Plotting code records
===

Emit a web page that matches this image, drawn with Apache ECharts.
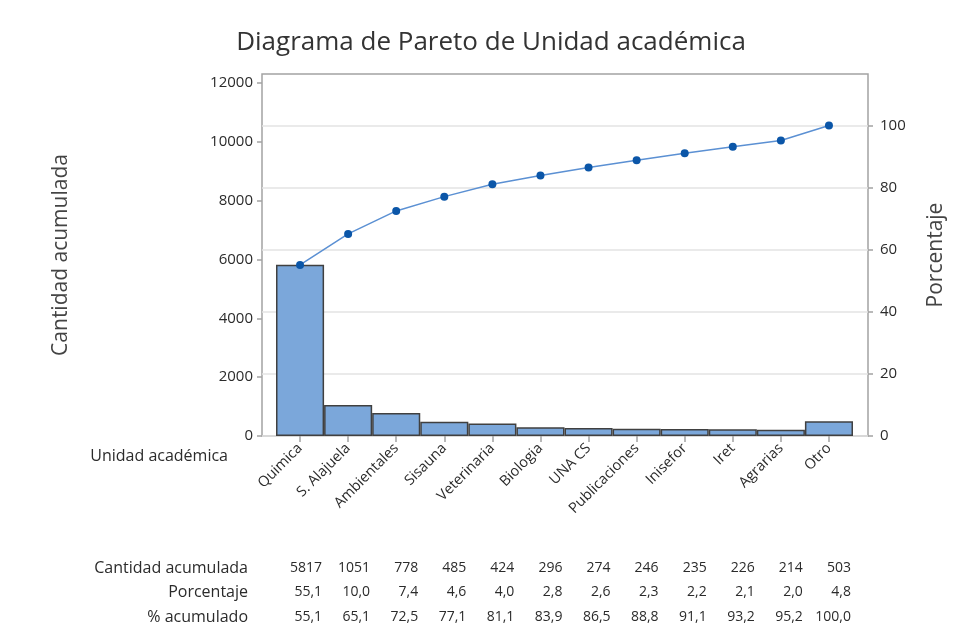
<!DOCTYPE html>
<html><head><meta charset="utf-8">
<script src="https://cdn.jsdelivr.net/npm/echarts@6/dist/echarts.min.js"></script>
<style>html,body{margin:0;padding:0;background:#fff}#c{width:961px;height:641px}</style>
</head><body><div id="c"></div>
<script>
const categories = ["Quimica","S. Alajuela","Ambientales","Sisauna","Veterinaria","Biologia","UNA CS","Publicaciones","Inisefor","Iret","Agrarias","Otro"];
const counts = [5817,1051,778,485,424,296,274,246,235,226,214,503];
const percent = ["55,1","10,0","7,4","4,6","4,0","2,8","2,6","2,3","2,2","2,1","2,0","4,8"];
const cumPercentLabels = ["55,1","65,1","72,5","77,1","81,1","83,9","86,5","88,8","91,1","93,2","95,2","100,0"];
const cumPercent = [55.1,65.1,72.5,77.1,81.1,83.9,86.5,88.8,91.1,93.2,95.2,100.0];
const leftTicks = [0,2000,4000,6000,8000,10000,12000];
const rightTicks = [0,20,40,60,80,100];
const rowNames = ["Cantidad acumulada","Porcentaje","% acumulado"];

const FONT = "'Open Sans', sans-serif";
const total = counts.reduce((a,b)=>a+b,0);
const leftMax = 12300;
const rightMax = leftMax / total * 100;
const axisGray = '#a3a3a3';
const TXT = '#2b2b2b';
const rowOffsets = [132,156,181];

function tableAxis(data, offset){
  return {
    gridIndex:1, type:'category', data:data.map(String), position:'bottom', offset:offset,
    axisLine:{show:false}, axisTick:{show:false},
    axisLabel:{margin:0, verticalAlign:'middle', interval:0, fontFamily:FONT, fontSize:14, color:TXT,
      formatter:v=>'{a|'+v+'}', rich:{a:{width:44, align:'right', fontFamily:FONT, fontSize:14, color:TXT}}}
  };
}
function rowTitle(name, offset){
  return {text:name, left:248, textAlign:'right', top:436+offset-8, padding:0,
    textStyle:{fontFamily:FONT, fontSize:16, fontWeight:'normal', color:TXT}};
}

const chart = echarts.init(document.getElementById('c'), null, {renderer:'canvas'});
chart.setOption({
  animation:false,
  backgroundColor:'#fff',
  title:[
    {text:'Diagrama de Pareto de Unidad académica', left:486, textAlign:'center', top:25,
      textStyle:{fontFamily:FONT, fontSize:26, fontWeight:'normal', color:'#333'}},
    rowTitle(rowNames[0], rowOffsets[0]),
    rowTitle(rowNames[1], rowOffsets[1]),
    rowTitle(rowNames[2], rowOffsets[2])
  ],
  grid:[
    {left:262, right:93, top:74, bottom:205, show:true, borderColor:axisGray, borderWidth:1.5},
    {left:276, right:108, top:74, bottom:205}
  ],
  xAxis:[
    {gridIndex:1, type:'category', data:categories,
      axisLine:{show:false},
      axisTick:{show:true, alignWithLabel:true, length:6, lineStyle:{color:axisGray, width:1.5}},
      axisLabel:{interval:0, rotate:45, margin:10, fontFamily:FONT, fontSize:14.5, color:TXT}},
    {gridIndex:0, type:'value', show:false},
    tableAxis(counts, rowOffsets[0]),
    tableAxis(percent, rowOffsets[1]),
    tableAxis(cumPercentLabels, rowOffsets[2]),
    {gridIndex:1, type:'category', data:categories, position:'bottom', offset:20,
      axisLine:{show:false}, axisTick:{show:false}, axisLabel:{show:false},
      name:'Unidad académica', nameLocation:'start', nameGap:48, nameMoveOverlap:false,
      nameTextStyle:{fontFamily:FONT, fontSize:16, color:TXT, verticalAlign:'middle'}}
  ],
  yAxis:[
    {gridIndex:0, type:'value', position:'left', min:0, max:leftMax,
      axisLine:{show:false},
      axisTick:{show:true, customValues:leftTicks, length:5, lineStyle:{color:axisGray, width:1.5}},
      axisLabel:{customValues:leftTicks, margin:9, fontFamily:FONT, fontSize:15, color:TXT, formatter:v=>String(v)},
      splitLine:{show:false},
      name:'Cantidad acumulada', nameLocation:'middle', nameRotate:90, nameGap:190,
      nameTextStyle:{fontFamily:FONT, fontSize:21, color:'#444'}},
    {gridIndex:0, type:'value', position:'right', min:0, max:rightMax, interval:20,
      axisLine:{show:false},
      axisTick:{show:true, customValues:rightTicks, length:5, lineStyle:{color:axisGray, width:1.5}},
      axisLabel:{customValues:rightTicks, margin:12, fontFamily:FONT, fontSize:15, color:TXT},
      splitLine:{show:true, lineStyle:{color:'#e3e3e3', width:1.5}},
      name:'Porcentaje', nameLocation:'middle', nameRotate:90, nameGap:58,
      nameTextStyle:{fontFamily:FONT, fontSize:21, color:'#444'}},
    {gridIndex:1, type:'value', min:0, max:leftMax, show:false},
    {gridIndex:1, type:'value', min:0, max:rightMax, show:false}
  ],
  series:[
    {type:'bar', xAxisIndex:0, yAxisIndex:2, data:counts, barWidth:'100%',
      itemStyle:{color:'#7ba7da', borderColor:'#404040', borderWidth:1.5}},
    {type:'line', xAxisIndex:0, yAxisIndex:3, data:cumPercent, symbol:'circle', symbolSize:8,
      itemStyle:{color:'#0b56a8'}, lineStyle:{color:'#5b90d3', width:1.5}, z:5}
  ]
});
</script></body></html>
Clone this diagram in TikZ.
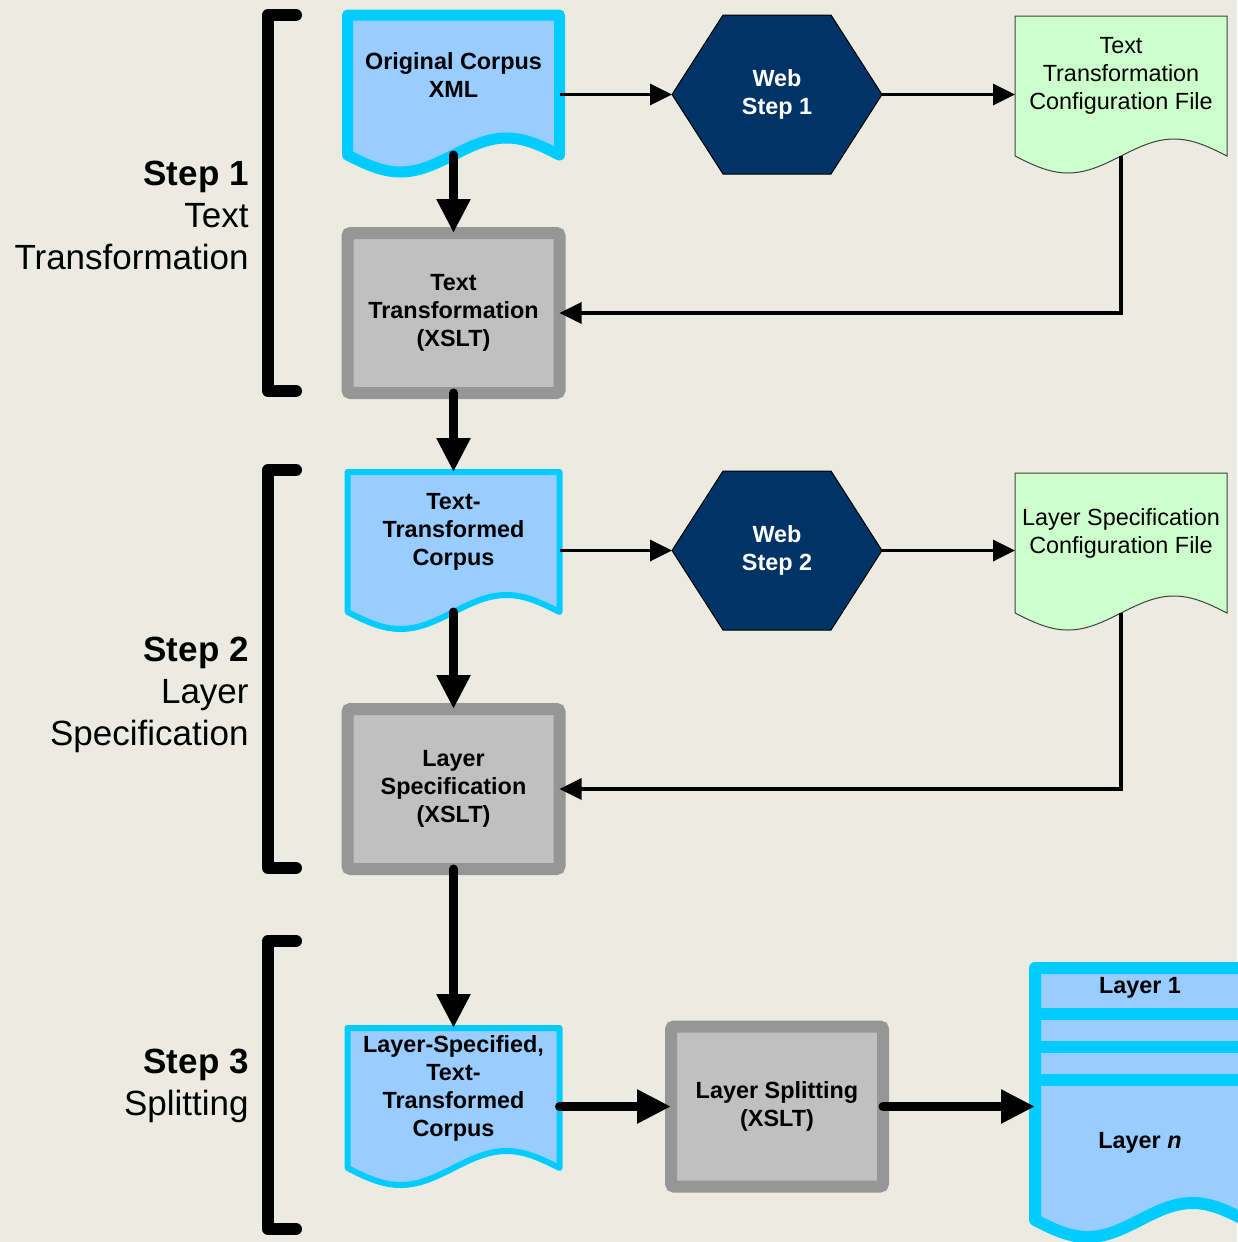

===

Objective ->
Word for word, quote the full listing, omitting every picture.

The solution ->
Emit a web page that matches this image, drawn with Apache ECharts.
<!DOCTYPE html>
<html><head><meta charset="utf-8">
<script src="https://cdn.jsdelivr.net/npm/echarts@6/dist/echarts.min.js"></script>
<style>html,body{margin:0;padding:0;background:#fff}#c{width:961px;height:641px}</style>
</head><body><div id="c"></div>
<script>
const categories = ["Quimica","S. Alajuela","Ambientales","Sisauna","Veterinaria","Biologia","UNA CS","Publicaciones","Inisefor","Iret","Agrarias","Otro"];
const counts = [5817,1051,778,485,424,296,274,246,235,226,214,503];
const percent = ["55,1","10,0","7,4","4,6","4,0","2,8","2,6","2,3","2,2","2,1","2,0","4,8"];
const cumPercentLabels = ["55,1","65,1","72,5","77,1","81,1","83,9","86,5","88,8","91,1","93,2","95,2","100,0"];
const cumPercent = [55.1,65.1,72.5,77.1,81.1,83.9,86.5,88.8,91.1,93.2,95.2,100.0];
const leftTicks = [0,2000,4000,6000,8000,10000,12000];
const rightTicks = [0,20,40,60,80,100];
const rowNames = ["Cantidad acumulada","Porcentaje","% acumulado"];

const FONT = "'Open Sans', sans-serif";
const total = counts.reduce((a,b)=>a+b,0);
const leftMax = 12300;
const rightMax = leftMax / total * 100;
const axisGray = '#a3a3a3';
const TXT = '#2b2b2b';
const rowOffsets = [132,156,181];

function tableAxis(data, offset){
  return {
    gridIndex:1, type:'category', data:data.map(String), position:'bottom', offset:offset,
    axisLine:{show:false}, axisTick:{show:false},
    axisLabel:{margin:0, verticalAlign:'middle', interval:0, fontFamily:FONT, fontSize:14, color:TXT,
      formatter:v=>'{a|'+v+'}', rich:{a:{width:44, align:'right', fontFamily:FONT, fontSize:14, color:TXT}}}
  };
}
function rowTitle(name, offset){
  return {text:name, left:248, textAlign:'right', top:436+offset-8, padding:0,
    textStyle:{fontFamily:FONT, fontSize:16, fontWeight:'normal', color:TXT}};
}

const chart = echarts.init(document.getElementById('c'), null, {renderer:'canvas'});
chart.setOption({
  animation:false,
  backgroundColor:'#fff',
  title:[
    {text:'Diagrama de Pareto de Unidad académica', left:486, textAlign:'center', top:25,
      textStyle:{fontFamily:FONT, fontSize:26, fontWeight:'normal', color:'#333'}},
    rowTitle(rowNames[0], rowOffsets[0]),
    rowTitle(rowNames[1], rowOffsets[1]),
    rowTitle(rowNames[2], rowOffsets[2])
  ],
  grid:[
    {left:262, right:93, top:74, bottom:205, show:true, borderColor:axisGray, borderWidth:1.5},
    {left:276, right:108, top:74, bottom:205}
  ],
  xAxis:[
    {gridIndex:1, type:'category', data:categories,
      axisLine:{show:false},
      axisTick:{show:true, alignWithLabel:true, length:6, lineStyle:{color:axisGray, width:1.5}},
      axisLabel:{interval:0, rotate:45, margin:10, fontFamily:FONT, fontSize:14.5, color:TXT}},
    {gridIndex:0, type:'value', show:false},
    tableAxis(counts, rowOffsets[0]),
    tableAxis(percent, rowOffsets[1]),
    tableAxis(cumPercentLabels, rowOffsets[2]),
    {gridIndex:1, type:'category', data:categories, position:'bottom', offset:20,
      axisLine:{show:false}, axisTick:{show:false}, axisLabel:{show:false},
      name:'Unidad académica', nameLocation:'start', nameGap:48, nameMoveOverlap:false,
      nameTextStyle:{fontFamily:FONT, fontSize:16, color:TXT, verticalAlign:'middle'}}
  ],
  yAxis:[
    {gridIndex:0, type:'value', position:'left', min:0, max:leftMax,
      axisLine:{show:false},
      axisTick:{show:true, customValues:leftTicks, length:5, lineStyle:{color:axisGray, width:1.5}},
      axisLabel:{customValues:leftTicks, margin:9, fontFamily:FONT, fontSize:15, color:TXT, formatter:v=>String(v)},
      splitLine:{show:false},
      name:'Cantidad acumulada', nameLocation:'middle', nameRotate:90, nameGap:190,
      nameTextStyle:{fontFamily:FONT, fontSize:21, color:'#444'}},
    {gridIndex:0, type:'value', position:'right', min:0, max:rightMax, interval:20,
      axisLine:{show:false},
      axisTick:{show:true, customValues:rightTicks, length:5, lineStyle:{color:axisGray, width:1.5}},
      axisLabel:{customValues:rightTicks, margin:12, fontFamily:FONT, fontSize:15, color:TXT},
      splitLine:{show:true, lineStyle:{color:'#e3e3e3', width:1.5}},
      name:'Porcentaje', nameLocation:'middle', nameRotate:90, nameGap:58,
      nameTextStyle:{fontFamily:FONT, fontSize:21, color:'#444'}},
    {gridIndex:1, type:'value', min:0, max:leftMax, show:false},
    {gridIndex:1, type:'value', min:0, max:rightMax, show:false}
  ],
  series:[
    {type:'bar', xAxisIndex:0, yAxisIndex:2, data:counts, barWidth:'100%',
      itemStyle:{color:'#7ba7da', borderColor:'#404040', borderWidth:1.5}},
    {type:'line', xAxisIndex:0, yAxisIndex:3, data:cumPercent, symbol:'circle', symbolSize:8,
      itemStyle:{color:'#0b56a8'}, lineStyle:{color:'#5b90d3', width:1.5}, z:5}
  ]
});
</script></body></html>
Clone this diagram in TikZ.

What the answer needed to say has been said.